**Data block:**

□ □ □

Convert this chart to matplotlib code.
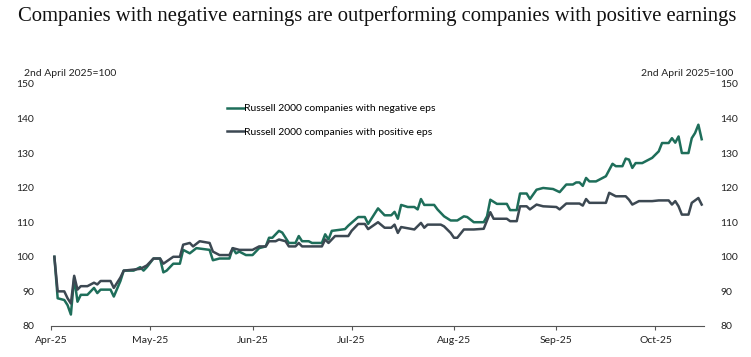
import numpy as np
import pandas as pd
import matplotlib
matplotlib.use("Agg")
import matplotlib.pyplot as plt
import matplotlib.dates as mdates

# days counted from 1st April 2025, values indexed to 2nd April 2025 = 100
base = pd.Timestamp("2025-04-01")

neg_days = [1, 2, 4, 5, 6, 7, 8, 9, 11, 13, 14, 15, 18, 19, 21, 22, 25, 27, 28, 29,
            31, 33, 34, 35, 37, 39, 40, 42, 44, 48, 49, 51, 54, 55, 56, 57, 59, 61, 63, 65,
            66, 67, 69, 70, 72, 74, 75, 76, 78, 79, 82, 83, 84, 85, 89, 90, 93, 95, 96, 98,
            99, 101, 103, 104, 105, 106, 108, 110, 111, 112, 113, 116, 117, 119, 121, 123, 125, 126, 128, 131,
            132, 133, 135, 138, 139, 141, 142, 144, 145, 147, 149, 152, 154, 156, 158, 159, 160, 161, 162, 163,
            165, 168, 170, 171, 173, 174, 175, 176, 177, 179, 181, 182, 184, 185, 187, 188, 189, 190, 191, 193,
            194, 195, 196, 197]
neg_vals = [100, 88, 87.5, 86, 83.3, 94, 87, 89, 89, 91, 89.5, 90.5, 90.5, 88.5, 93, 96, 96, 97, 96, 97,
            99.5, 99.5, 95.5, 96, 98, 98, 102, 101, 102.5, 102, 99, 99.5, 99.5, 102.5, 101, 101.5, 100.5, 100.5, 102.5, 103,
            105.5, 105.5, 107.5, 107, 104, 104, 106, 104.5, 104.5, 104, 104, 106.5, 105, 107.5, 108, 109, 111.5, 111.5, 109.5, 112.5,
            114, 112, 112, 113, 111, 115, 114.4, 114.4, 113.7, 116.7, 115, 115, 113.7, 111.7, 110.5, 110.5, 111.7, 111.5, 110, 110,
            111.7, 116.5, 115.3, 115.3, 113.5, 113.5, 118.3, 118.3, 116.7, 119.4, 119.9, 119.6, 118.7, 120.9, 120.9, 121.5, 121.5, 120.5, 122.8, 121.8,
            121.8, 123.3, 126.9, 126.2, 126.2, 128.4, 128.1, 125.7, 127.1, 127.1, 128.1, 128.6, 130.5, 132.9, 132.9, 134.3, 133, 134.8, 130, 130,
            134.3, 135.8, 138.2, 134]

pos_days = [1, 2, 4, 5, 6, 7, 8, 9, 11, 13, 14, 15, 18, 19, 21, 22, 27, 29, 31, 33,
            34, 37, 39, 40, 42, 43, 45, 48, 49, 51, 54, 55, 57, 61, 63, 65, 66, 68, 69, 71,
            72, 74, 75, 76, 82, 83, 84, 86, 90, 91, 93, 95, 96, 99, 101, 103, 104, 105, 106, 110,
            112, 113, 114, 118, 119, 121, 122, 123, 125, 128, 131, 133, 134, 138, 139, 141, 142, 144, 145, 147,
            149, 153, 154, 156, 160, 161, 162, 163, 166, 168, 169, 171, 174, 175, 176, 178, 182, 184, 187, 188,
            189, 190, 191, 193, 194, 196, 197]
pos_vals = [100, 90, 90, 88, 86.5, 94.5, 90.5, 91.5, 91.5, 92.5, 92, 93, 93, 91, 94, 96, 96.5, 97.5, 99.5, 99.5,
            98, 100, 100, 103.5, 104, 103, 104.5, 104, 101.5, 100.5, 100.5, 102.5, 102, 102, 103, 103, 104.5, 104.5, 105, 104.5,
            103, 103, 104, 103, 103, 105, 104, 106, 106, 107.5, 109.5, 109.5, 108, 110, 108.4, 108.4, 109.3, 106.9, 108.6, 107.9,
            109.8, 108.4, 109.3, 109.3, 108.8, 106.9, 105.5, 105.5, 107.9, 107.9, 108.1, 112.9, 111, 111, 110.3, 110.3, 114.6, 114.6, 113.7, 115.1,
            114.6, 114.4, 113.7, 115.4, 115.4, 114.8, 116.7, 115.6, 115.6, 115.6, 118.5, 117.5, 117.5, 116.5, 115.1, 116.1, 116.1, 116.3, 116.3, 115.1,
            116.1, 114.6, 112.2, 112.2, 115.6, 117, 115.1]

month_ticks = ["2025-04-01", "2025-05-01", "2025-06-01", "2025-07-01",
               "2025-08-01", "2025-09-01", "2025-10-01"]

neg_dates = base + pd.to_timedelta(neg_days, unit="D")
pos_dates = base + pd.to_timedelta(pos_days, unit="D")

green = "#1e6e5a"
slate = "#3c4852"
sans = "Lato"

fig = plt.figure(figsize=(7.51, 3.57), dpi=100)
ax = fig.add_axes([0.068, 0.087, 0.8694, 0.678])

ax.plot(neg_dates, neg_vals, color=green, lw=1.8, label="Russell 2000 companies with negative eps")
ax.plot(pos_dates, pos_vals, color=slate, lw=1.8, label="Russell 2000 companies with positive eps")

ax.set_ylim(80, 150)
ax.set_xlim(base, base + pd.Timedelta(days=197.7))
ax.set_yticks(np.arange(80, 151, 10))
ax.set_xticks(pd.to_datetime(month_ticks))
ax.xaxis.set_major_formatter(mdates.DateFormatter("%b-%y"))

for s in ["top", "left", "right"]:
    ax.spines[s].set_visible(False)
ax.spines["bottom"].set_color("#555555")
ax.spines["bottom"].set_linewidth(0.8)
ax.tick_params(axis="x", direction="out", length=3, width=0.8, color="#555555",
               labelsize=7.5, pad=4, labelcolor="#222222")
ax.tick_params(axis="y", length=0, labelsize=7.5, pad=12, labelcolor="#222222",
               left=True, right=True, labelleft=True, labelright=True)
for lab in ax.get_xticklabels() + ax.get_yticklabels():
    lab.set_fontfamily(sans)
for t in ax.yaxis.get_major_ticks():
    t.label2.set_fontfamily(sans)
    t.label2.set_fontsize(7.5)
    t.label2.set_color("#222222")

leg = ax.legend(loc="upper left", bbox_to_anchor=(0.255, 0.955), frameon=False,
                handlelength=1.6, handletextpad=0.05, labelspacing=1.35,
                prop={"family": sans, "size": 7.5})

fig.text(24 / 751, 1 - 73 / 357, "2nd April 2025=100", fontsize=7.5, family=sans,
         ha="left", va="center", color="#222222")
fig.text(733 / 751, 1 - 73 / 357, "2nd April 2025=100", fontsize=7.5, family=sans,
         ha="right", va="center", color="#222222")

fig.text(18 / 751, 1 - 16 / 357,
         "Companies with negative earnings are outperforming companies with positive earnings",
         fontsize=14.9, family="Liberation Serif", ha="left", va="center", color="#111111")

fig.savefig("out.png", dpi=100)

□ □ □

**Aim:** How many lines of the listing above include the word "matplotlib"? Reply with the number alone.

**Response to the task:** 5